### What is asked
From the listing that follows, output everything exactly except the pictures.

### Collected material
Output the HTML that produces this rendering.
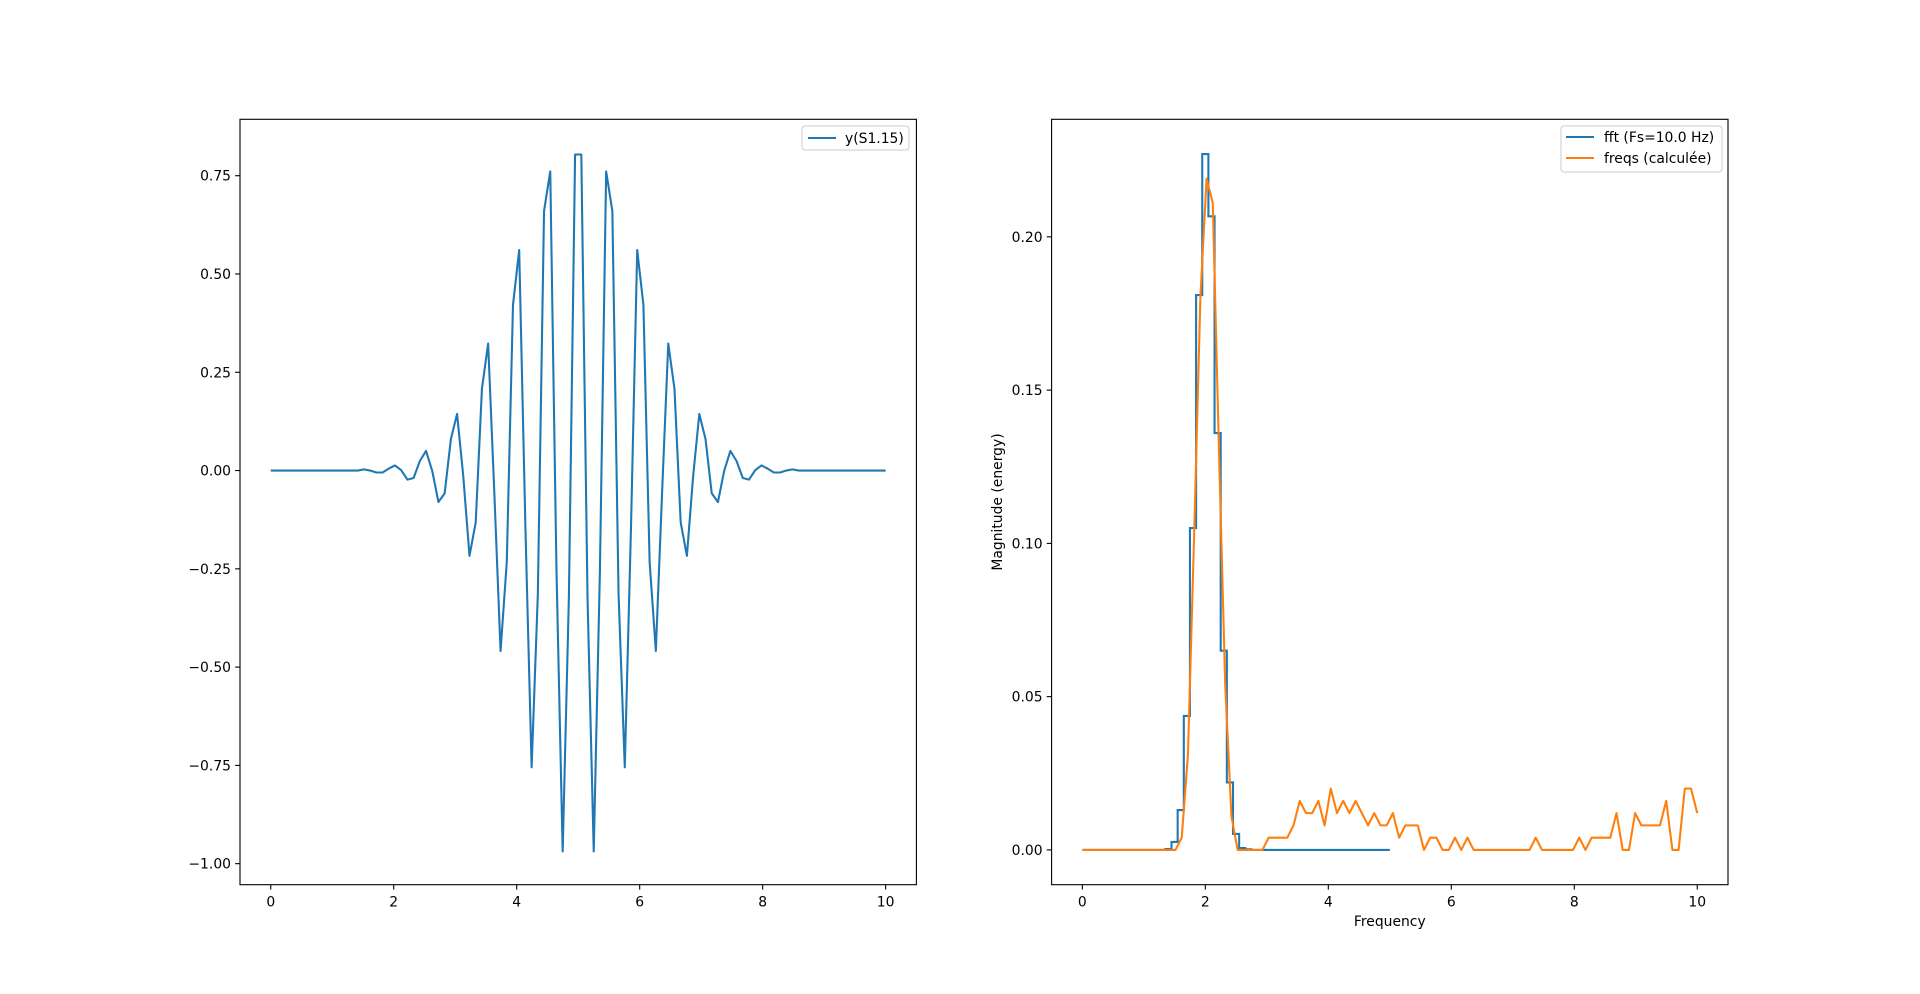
<!DOCTYPE html>
<html><head><meta charset="utf-8"><style>
html,body{margin:0;padding:0;background:#fff}
svg{display:block;font-family:"DejaVu Sans","Liberation Sans",sans-serif}
</style></head><body>
<svg id="fig" width="1920" height="994" viewBox="0 0 1920 994" xmlns="http://www.w3.org/2000/svg">
<rect width="1920" height="994" fill="#fff"/>
<g id="left"></g>
<g id="right"></g>
</svg>
<script>
const sigT0 = 0, sigT1 = 10;
const sigValues = [0,0,0,0,0,0,0,0,0,0,0,0,0,0,0,.003,.000,-.005,-.005,.005,.013,.001,-.023,-.019,.024,.050,-.001,-.080,-.058,.080,.144,-.015,-.217,-.132,.208,.323,-.058,-.459,-.233,.421,.561,-.144,-.755,-.315,.660,.761,-.251,-.969,-.323,.804,
.804,-.323,-.969,-.251,.761,.660,-.315,-.755,-.144,.561,.421,-.233,-.459,-.058,.323,.208,-.132,-.217,-.015,.144,.080,-.058,-.080,-.001,.050,.024,-.019,-.023,.001,.013,.005,-.005,-.005,.000,.003,0,0,0,0,0,0,0,0,0,0,0,0,0,0,0];
const leftXTicks = [0,2,4,6,8,10];
const leftYTicks = [-1.00,-0.75,-0.50,-0.25,0.00,0.25,0.50,0.75];
const fftFreqStep = 0.1;
const fftValues = [0,0,0,0,0,0,0,0,0,0,0,0,0,0,.0003,.0026,.013,.0437,.105,.181,.227,.2067,.136,.065,.022,.0052,.0006,.0002,0,0,0,0,0,0,0,0,0,0,0,0,0,0,0,0,0,0,0,0,0,0,0];
const freqsValues = [0,0,0,0,0,0,0,0,0,0,0,0,0,0,0,0,.004,.031,.103,.18,.219,.211,.13,.054,.011,0,0,0,0,0,
.004,.004,.004,.004,.008,.016,.012,.012,.016,.008,.020,.012,.016,.012,.016,.012,.008,.012,.008,.008,.012,.004,.008,.008,.008,0,.004,.004,0,0,.004,0,.004,0,
0,0,0,0,0,0,0,0,0,.004,0,0,0,0,0,0,.004,0,.004,.004,.004,.004,.012,0,0,.012,.008,.008,.008,.008,.016,0,0,.020,.020,.012];
const rightXTicks = [0,2,4,6,8,10];
const rightYTicks = [0.00,0.05,0.10,0.15,0.20];

const NS="http://www.w3.org/2000/svg";
function mk(parent,tag,attrs){const e=document.createElementNS(NS,tag);for(const k in attrs)e.setAttribute(k,attrs[k]);parent.appendChild(e);return e;}

function axes(g,box,xd,yd,xt,yt,fmtY,name){
  const sx=v=>box.x0+(v-xd[0])/(xd[1]-xd[0])*(box.x1-box.x0);
  const sy=v=>box.y1-(v-yd[0])/(yd[1]-yd[0])*(box.y1-box.y0);
  xt.forEach(t=>{
    const l=mk(g,'line',{x1:sx(t),x2:sx(t),y1:box.y1,y2:box.y1+4.9,stroke:'#000','stroke-width':1.1});
    
    
    const tx=mk(g,'text',{x:sx(t),y:box.y1+22,'font-size':'13.9px','text-anchor':'middle',fill:'#000'});
    tx.textContent=String(t);
    
    
  });
  yt.forEach(t=>{
    const l=mk(g,'line',{x1:box.x0-4.9,x2:box.x0,y1:sy(t),y2:sy(t),stroke:'#000','stroke-width':1.1});
    
    
    const tx=mk(g,'text',{x:box.x0-9,y:sy(t)+5,'font-size':'13.9px','text-anchor':'end',fill:'#000'});
    tx.textContent=fmtY(t);
    
    
  });
  return {sx,sy};
}
function frame(g,box){
  const r=mk(g,'rect',{x:box.x0,y:box.y0,width:box.x1-box.x0,height:box.y1-box.y0,fill:'none',stroke:'#000','stroke-width':1.1});
  
  
}
const fmt=v=>(v<0?'\u2212':'')+Math.abs(v).toFixed(2);

// LEFT
(function(){
  const g=document.getElementById('left');
  const box={x0:240,x1:916.4,y0:119.3,y1:884.7};
  const {sx,sy}=axes(g,box,[-0.5,10.5],[-1.0535,0.8935],leftXTicks,leftYTicks,fmt);
  const n=sigValues.length;
  const pts=sigValues.map((v,i)=>[sx(sigT0+(sigT1-sigT0)*i/(n-1)),sy(v)]);
  const p=mk(g,'path',{d:'M'+pts.map(p=>p[0].toFixed(2)+','+p[1].toFixed(2)).join('L'),fill:'none',stroke:'#1f77b4','stroke-width':2.08,'stroke-linejoin':'round'});
  
  
  frame(g,box);
  const lg=mk(g,'g',{});
  
  
  mk(lg,'rect',{x:802,y:126,width:107,height:24,rx:3,fill:'#fff',stroke:'#ccc','stroke-width':1});
  mk(lg,'line',{x1:808,x2:836,y1:138,y2:138,stroke:'#1f77b4','stroke-width':2.08});
  const t=mk(lg,'text',{x:845,y:143,'font-size':'13.9px',fill:'#000'});t.textContent='y(S1.15)';
  
  
})();

// RIGHT
(function(){
  const g=document.getElementById('right');
  const box={x0:1051.6,x1:1728,y0:119.3,y1:884.7};
  const {sx,sy}=axes(g,box,[-0.5,10.5],[-0.01135,0.23835],rightXTicks,rightYTicks,v=>v.toFixed(2));
  // fft steps-mid
  let d='';
  fftValues.forEach((v,i)=>{
    const x=sx(i*fftFreqStep), y=sy(v);
    if(i===0){d+='M'+x.toFixed(2)+','+y.toFixed(2);}
    else{const xm=sx((i-0.5)*fftFreqStep);d+='L'+xm.toFixed(2)+','+sy(fftValues[i-1]).toFixed(2)+'L'+xm.toFixed(2)+','+y.toFixed(2);}
    if(i===fftValues.length-1)d+='L'+x.toFixed(2)+','+y.toFixed(2);
  });
  const p1=mk(g,'path',{d,fill:'none',stroke:'#1f77b4','stroke-width':2.08,'stroke-linejoin':'miter'});
  
  
  const n=freqsValues.length;
  const pts=freqsValues.map((v,i)=>[sx(10*i/(n-1)),sy(v)]);
  const p2=mk(g,'path',{d:'M'+pts.map(p=>p[0].toFixed(2)+','+p[1].toFixed(2)).join('L'),fill:'none',stroke:'#ff7f0e','stroke-width':2.08,'stroke-linejoin':'round'});
  
  
  frame(g,box);
  const xl=mk(g,'text',{x:(box.x0+box.x1)/2,y:926,'font-size':'13.9px','text-anchor':'middle',fill:'#000'});
  xl.textContent='Frequency';
  
  
  const yl=mk(g,'text',{x:0,y:0,'font-size':'13.9px','text-anchor':'middle',fill:'#000',transform:'translate(1002,'+((box.y0+box.y1)/2)+') rotate(-90)'});
  yl.textContent='Magnitude (energy)';
  
  
  const lg=mk(g,'g',{});
  
  
  mk(lg,'rect',{x:1561,y:126,width:161,height:46,rx:3,fill:'#fff',stroke:'#ccc','stroke-width':1});
  mk(lg,'line',{x1:1566,x2:1594,y1:137,y2:137,stroke:'#1f77b4','stroke-width':2.08});
  const t1=mk(lg,'text',{x:1604,y:142,'font-size':'13.9px',fill:'#000'});t1.textContent='fft (Fs=10.0 Hz)';
  
  
  mk(lg,'line',{x1:1566,x2:1594,y1:158,y2:158,stroke:'#ff7f0e','stroke-width':2.08});
  const t2=mk(lg,'text',{x:1604,y:163,'font-size':'13.9px',fill:'#000'});t2.textContent='freqs (calculée)';
  
  
})();
</script>
</body></html>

### Exercise output
Output the HTML that produces this rendering.
<!DOCTYPE html>
<html><head><meta charset="utf-8"><style>
html,body{margin:0;padding:0;background:#fff}
svg{display:block;font-family:"DejaVu Sans","Liberation Sans",sans-serif}
</style></head><body>
<svg id="fig" width="1920" height="994" viewBox="0 0 1920 994" xmlns="http://www.w3.org/2000/svg">
<rect width="1920" height="994" fill="#fff"/>
<g id="left"></g>
<g id="right"></g>
</svg>
<script>
const sigT0 = 0, sigT1 = 10;
const sigValues = [0,0,0,0,0,0,0,0,0,0,0,0,0,0,0,.003,.000,-.005,-.005,.005,.013,.001,-.023,-.019,.024,.050,-.001,-.080,-.058,.080,.144,-.015,-.217,-.132,.208,.323,-.058,-.459,-.233,.421,.561,-.144,-.755,-.315,.660,.761,-.251,-.969,-.323,.804,
.804,-.323,-.969,-.251,.761,.660,-.315,-.755,-.144,.561,.421,-.233,-.459,-.058,.323,.208,-.132,-.217,-.015,.144,.080,-.058,-.080,-.001,.050,.024,-.019,-.023,.001,.013,.005,-.005,-.005,.000,.003,0,0,0,0,0,0,0,0,0,0,0,0,0,0,0];
const leftXTicks = [0,2,4,6,8,10];
const leftYTicks = [-1.00,-0.75,-0.50,-0.25,0.00,0.25,0.50,0.75];
const fftFreqStep = 0.1;
const fftValues = [0,0,0,0,0,0,0,0,0,0,0,0,0,0,.0003,.0026,.013,.0437,.105,.181,.227,.2067,.136,.065,.022,.0052,.0006,.0002,0,0,0,0,0,0,0,0,0,0,0,0,0,0,0,0,0,0,0,0,0,0,0];
const freqsValues = [0,0,0,0,0,0,0,0,0,0,0,0,0,0,0,0,.004,.031,.103,.18,.219,.211,.13,.054,.011,0,0,0,0,0,
.004,.004,.004,.004,.008,.016,.012,.012,.016,.008,.020,.012,.016,.012,.016,.012,.008,.012,.008,.008,.012,.004,.008,.008,.008,0,.004,.004,0,0,.004,0,.004,0,
0,0,0,0,0,0,0,0,0,.004,0,0,0,0,0,0,.004,0,.004,.004,.004,.004,.012,0,0,.012,.008,.008,.008,.008,.016,0,0,.020,.020,.012];
const rightXTicks = [0,2,4,6,8,10];
const rightYTicks = [0.00,0.05,0.10,0.15,0.20];

const NS="http://www.w3.org/2000/svg";
function mk(parent,tag,attrs){const e=document.createElementNS(NS,tag);for(const k in attrs)e.setAttribute(k,attrs[k]);parent.appendChild(e);return e;}

function axes(g,box,xd,yd,xt,yt,fmtY,name){
  const sx=v=>box.x0+(v-xd[0])/(xd[1]-xd[0])*(box.x1-box.x0);
  const sy=v=>box.y1-(v-yd[0])/(yd[1]-yd[0])*(box.y1-box.y0);
  xt.forEach(t=>{
    const l=mk(g,'line',{x1:sx(t),x2:sx(t),y1:box.y1,y2:box.y1+4.9,stroke:'#000','stroke-width':1.1});
    
    
    const tx=mk(g,'text',{x:sx(t),y:box.y1+22,'font-size':'13.9px','text-anchor':'middle',fill:'#000'});
    tx.textContent=String(t);
    
    
  });
  yt.forEach(t=>{
    const l=mk(g,'line',{x1:box.x0-4.9,x2:box.x0,y1:sy(t),y2:sy(t),stroke:'#000','stroke-width':1.1});
    
    
    const tx=mk(g,'text',{x:box.x0-9,y:sy(t)+5,'font-size':'13.9px','text-anchor':'end',fill:'#000'});
    tx.textContent=fmtY(t);
    
    
  });
  return {sx,sy};
}
function frame(g,box){
  const r=mk(g,'rect',{x:box.x0,y:box.y0,width:box.x1-box.x0,height:box.y1-box.y0,fill:'none',stroke:'#000','stroke-width':1.1});
  
  
}
const fmt=v=>(v<0?'\u2212':'')+Math.abs(v).toFixed(2);

// LEFT
(function(){
  const g=document.getElementById('left');
  const box={x0:240,x1:916.4,y0:119.3,y1:884.7};
  const {sx,sy}=axes(g,box,[-0.5,10.5],[-1.0535,0.8935],leftXTicks,leftYTicks,fmt);
  const n=sigValues.length;
  const pts=sigValues.map((v,i)=>[sx(sigT0+(sigT1-sigT0)*i/(n-1)),sy(v)]);
  const p=mk(g,'path',{d:'M'+pts.map(p=>p[0].toFixed(2)+','+p[1].toFixed(2)).join('L'),fill:'none',stroke:'#1f77b4','stroke-width':2.08,'stroke-linejoin':'round'});
  
  
  frame(g,box);
  const lg=mk(g,'g',{});
  
  
  mk(lg,'rect',{x:802,y:126,width:107,height:24,rx:3,fill:'#fff',stroke:'#ccc','stroke-width':1});
  mk(lg,'line',{x1:808,x2:836,y1:138,y2:138,stroke:'#1f77b4','stroke-width':2.08});
  const t=mk(lg,'text',{x:845,y:143,'font-size':'13.9px',fill:'#000'});t.textContent='y(S1.15)';
  
  
})();

// RIGHT
(function(){
  const g=document.getElementById('right');
  const box={x0:1051.6,x1:1728,y0:119.3,y1:884.7};
  const {sx,sy}=axes(g,box,[-0.5,10.5],[-0.01135,0.23835],rightXTicks,rightYTicks,v=>v.toFixed(2));
  // fft steps-mid
  let d='';
  fftValues.forEach((v,i)=>{
    const x=sx(i*fftFreqStep), y=sy(v);
    if(i===0){d+='M'+x.toFixed(2)+','+y.toFixed(2);}
    else{const xm=sx((i-0.5)*fftFreqStep);d+='L'+xm.toFixed(2)+','+sy(fftValues[i-1]).toFixed(2)+'L'+xm.toFixed(2)+','+y.toFixed(2);}
    if(i===fftValues.length-1)d+='L'+x.toFixed(2)+','+y.toFixed(2);
  });
  const p1=mk(g,'path',{d,fill:'none',stroke:'#1f77b4','stroke-width':2.08,'stroke-linejoin':'miter'});
  
  
  const n=freqsValues.length;
  const pts=freqsValues.map((v,i)=>[sx(10*i/(n-1)),sy(v)]);
  const p2=mk(g,'path',{d:'M'+pts.map(p=>p[0].toFixed(2)+','+p[1].toFixed(2)).join('L'),fill:'none',stroke:'#ff7f0e','stroke-width':2.08,'stroke-linejoin':'round'});
  
  
  frame(g,box);
  const xl=mk(g,'text',{x:(box.x0+box.x1)/2,y:926,'font-size':'13.9px','text-anchor':'middle',fill:'#000'});
  xl.textContent='Frequency';
  
  
  const yl=mk(g,'text',{x:0,y:0,'font-size':'13.9px','text-anchor':'middle',fill:'#000',transform:'translate(1002,'+((box.y0+box.y1)/2)+') rotate(-90)'});
  yl.textContent='Magnitude (energy)';
  
  
  const lg=mk(g,'g',{});
  
  
  mk(lg,'rect',{x:1561,y:126,width:161,height:46,rx:3,fill:'#fff',stroke:'#ccc','stroke-width':1});
  mk(lg,'line',{x1:1566,x2:1594,y1:137,y2:137,stroke:'#1f77b4','stroke-width':2.08});
  const t1=mk(lg,'text',{x:1604,y:142,'font-size':'13.9px',fill:'#000'});t1.textContent='fft (Fs=10.0 Hz)';
  
  
  mk(lg,'line',{x1:1566,x2:1594,y1:158,y2:158,stroke:'#ff7f0e','stroke-width':2.08});
  const t2=mk(lg,'text',{x:1604,y:163,'font-size':'13.9px',fill:'#000'});t2.textContent='freqs (calculée)';
  
  
})();
</script>
</body></html>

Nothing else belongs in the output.